§ WORK TO COMPLETE: From the listing below, extract each entry exactly as written, minus the images.

§ DATA LISTING:
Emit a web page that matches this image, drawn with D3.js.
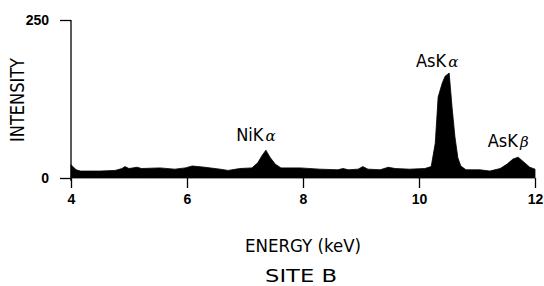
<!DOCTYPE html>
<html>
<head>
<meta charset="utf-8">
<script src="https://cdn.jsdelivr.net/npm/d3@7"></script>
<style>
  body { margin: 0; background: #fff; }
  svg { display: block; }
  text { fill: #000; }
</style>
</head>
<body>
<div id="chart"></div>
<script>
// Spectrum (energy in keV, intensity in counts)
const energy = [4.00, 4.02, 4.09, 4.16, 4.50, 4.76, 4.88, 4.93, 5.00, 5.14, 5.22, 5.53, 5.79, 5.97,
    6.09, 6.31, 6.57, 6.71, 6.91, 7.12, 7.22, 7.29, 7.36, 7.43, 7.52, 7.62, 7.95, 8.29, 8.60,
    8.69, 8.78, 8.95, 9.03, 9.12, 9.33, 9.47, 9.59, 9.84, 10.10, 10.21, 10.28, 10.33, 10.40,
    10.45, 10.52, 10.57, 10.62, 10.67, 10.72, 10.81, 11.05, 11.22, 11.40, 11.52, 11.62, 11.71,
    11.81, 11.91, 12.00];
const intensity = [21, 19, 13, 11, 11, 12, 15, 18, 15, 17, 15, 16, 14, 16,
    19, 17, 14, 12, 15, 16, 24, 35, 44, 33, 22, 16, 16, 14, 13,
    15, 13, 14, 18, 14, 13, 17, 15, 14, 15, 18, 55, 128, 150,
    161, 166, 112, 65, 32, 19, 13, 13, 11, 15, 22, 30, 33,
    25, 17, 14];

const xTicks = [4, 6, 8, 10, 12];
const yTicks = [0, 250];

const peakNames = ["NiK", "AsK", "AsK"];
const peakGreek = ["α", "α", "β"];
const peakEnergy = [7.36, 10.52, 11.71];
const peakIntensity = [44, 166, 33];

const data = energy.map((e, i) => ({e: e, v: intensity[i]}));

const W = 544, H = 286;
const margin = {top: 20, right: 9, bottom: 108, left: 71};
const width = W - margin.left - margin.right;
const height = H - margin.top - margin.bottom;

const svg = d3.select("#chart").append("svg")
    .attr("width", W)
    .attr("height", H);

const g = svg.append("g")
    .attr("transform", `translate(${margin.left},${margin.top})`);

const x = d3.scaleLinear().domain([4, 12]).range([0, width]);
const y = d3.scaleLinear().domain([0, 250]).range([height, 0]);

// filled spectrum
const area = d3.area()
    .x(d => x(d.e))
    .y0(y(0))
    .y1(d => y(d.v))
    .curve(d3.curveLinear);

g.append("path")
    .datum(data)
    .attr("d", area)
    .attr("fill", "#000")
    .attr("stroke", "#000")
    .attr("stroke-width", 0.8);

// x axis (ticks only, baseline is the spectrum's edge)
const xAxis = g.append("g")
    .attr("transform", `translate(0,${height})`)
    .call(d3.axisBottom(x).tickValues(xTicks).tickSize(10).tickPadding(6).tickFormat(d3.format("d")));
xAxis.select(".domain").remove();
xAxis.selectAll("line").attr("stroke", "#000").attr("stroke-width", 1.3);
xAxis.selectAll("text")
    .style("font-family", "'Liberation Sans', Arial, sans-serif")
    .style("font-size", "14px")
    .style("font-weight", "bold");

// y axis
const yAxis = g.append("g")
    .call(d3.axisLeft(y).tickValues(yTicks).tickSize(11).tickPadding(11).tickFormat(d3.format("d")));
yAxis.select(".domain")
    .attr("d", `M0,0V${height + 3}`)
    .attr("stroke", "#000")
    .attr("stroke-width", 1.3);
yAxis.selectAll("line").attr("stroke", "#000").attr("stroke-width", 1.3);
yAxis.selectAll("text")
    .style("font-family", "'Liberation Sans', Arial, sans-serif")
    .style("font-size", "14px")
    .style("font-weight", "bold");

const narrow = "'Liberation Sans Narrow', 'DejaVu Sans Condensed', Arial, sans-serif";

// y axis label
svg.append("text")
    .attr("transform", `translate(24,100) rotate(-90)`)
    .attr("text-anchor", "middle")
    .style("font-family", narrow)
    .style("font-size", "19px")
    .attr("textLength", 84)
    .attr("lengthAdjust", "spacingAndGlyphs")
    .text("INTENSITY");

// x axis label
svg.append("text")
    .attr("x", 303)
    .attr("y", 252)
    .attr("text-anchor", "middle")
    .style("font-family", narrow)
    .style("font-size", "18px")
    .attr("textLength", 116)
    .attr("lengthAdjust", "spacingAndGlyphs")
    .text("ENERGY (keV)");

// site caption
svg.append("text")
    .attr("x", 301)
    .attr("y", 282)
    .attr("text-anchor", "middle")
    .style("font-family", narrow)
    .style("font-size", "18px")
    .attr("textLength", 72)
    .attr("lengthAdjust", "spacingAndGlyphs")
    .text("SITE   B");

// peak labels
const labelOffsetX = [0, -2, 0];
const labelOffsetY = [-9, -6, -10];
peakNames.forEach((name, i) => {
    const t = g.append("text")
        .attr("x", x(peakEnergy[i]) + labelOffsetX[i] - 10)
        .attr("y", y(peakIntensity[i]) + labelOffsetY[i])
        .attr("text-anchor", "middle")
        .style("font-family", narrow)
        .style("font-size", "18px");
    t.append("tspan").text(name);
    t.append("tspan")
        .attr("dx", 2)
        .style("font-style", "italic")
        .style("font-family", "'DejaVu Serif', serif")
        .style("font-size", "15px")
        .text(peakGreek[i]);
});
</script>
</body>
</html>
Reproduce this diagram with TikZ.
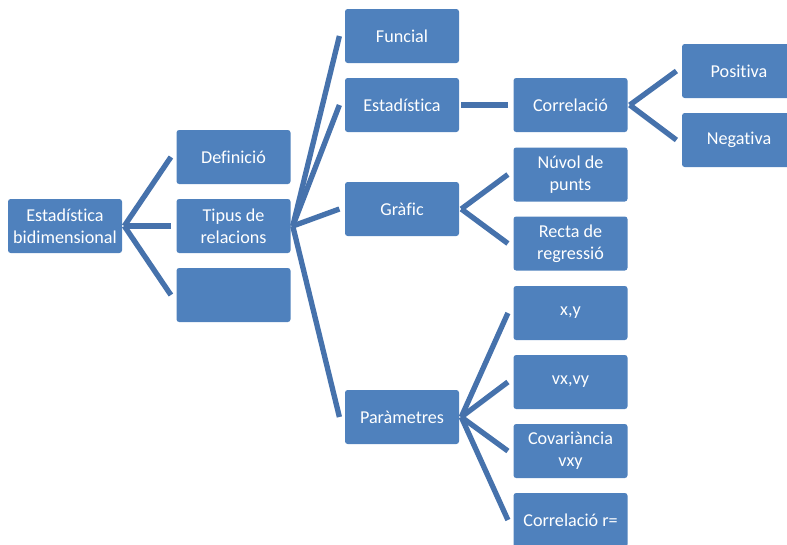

§ REPLY TO THE EXERCISE:
Emit a web page that matches this image, drawn with D3.js.
<!DOCTYPE html>
<html>
<head>
<meta charset="utf-8">
<script src="https://cdn.jsdelivr.net/npm/d3@7"></script>
<style>
  body { margin: 0; background: #fff; }
  svg { display: block; }
  text { fill: #000; }
</style>
</head>
<body>
<div id="chart"></div>
<script>
// Spectrum (energy in keV, intensity in counts)
const energy = [4.00, 4.02, 4.09, 4.16, 4.50, 4.76, 4.88, 4.93, 5.00, 5.14, 5.22, 5.53, 5.79, 5.97,
    6.09, 6.31, 6.57, 6.71, 6.91, 7.12, 7.22, 7.29, 7.36, 7.43, 7.52, 7.62, 7.95, 8.29, 8.60,
    8.69, 8.78, 8.95, 9.03, 9.12, 9.33, 9.47, 9.59, 9.84, 10.10, 10.21, 10.28, 10.33, 10.40,
    10.45, 10.52, 10.57, 10.62, 10.67, 10.72, 10.81, 11.05, 11.22, 11.40, 11.52, 11.62, 11.71,
    11.81, 11.91, 12.00];
const intensity = [21, 19, 13, 11, 11, 12, 15, 18, 15, 17, 15, 16, 14, 16,
    19, 17, 14, 12, 15, 16, 24, 35, 44, 33, 22, 16, 16, 14, 13,
    15, 13, 14, 18, 14, 13, 17, 15, 14, 15, 18, 55, 128, 150,
    161, 166, 112, 65, 32, 19, 13, 13, 11, 15, 22, 30, 33,
    25, 17, 14];

const xTicks = [4, 6, 8, 10, 12];
const yTicks = [0, 250];

const peakNames = ["NiK", "AsK", "AsK"];
const peakGreek = ["α", "α", "β"];
const peakEnergy = [7.36, 10.52, 11.71];
const peakIntensity = [44, 166, 33];

const data = energy.map((e, i) => ({e: e, v: intensity[i]}));

const W = 544, H = 286;
const margin = {top: 20, right: 9, bottom: 108, left: 71};
const width = W - margin.left - margin.right;
const height = H - margin.top - margin.bottom;

const svg = d3.select("#chart").append("svg")
    .attr("width", W)
    .attr("height", H);

const g = svg.append("g")
    .attr("transform", `translate(${margin.left},${margin.top})`);

const x = d3.scaleLinear().domain([4, 12]).range([0, width]);
const y = d3.scaleLinear().domain([0, 250]).range([height, 0]);

// filled spectrum
const area = d3.area()
    .x(d => x(d.e))
    .y0(y(0))
    .y1(d => y(d.v))
    .curve(d3.curveLinear);

g.append("path")
    .datum(data)
    .attr("d", area)
    .attr("fill", "#000")
    .attr("stroke", "#000")
    .attr("stroke-width", 0.8);

// x axis (ticks only, baseline is the spectrum's edge)
const xAxis = g.append("g")
    .attr("transform", `translate(0,${height})`)
    .call(d3.axisBottom(x).tickValues(xTicks).tickSize(10).tickPadding(6).tickFormat(d3.format("d")));
xAxis.select(".domain").remove();
xAxis.selectAll("line").attr("stroke", "#000").attr("stroke-width", 1.3);
xAxis.selectAll("text")
    .style("font-family", "'Liberation Sans', Arial, sans-serif")
    .style("font-size", "14px")
    .style("font-weight", "bold");

// y axis
const yAxis = g.append("g")
    .call(d3.axisLeft(y).tickValues(yTicks).tickSize(11).tickPadding(11).tickFormat(d3.format("d")));
yAxis.select(".domain")
    .attr("d", `M0,0V${height + 3}`)
    .attr("stroke", "#000")
    .attr("stroke-width", 1.3);
yAxis.selectAll("line").attr("stroke", "#000").attr("stroke-width", 1.3);
yAxis.selectAll("text")
    .style("font-family", "'Liberation Sans', Arial, sans-serif")
    .style("font-size", "14px")
    .style("font-weight", "bold");

const narrow = "'Liberation Sans Narrow', 'DejaVu Sans Condensed', Arial, sans-serif";

// y axis label
svg.append("text")
    .attr("transform", `translate(24,100) rotate(-90)`)
    .attr("text-anchor", "middle")
    .style("font-family", narrow)
    .style("font-size", "19px")
    .attr("textLength", 84)
    .attr("lengthAdjust", "spacingAndGlyphs")
    .text("INTENSITY");

// x axis label
svg.append("text")
    .attr("x", 303)
    .attr("y", 252)
    .attr("text-anchor", "middle")
    .style("font-family", narrow)
    .style("font-size", "18px")
    .attr("textLength", 116)
    .attr("lengthAdjust", "spacingAndGlyphs")
    .text("ENERGY (keV)");

// site caption
svg.append("text")
    .attr("x", 301)
    .attr("y", 282)
    .attr("text-anchor", "middle")
    .style("font-family", narrow)
    .style("font-size", "18px")
    .attr("textLength", 72)
    .attr("lengthAdjust", "spacingAndGlyphs")
    .text("SITE   B");

// peak labels
const labelOffsetX = [0, -2, 0];
const labelOffsetY = [-9, -6, -10];
peakNames.forEach((name, i) => {
    const t = g.append("text")
        .attr("x", x(peakEnergy[i]) + labelOffsetX[i] - 10)
        .attr("y", y(peakIntensity[i]) + labelOffsetY[i])
        .attr("text-anchor", "middle")
        .style("font-family", narrow)
        .style("font-size", "18px");
    t.append("tspan").text(name);
    t.append("tspan")
        .attr("dx", 2)
        .style("font-style", "italic")
        .style("font-family", "'DejaVu Serif', serif")
        .style("font-size", "15px")
        .text(peakGreek[i]);
});
</script>
</body>
</html>
Reproduce this diagram with TikZ.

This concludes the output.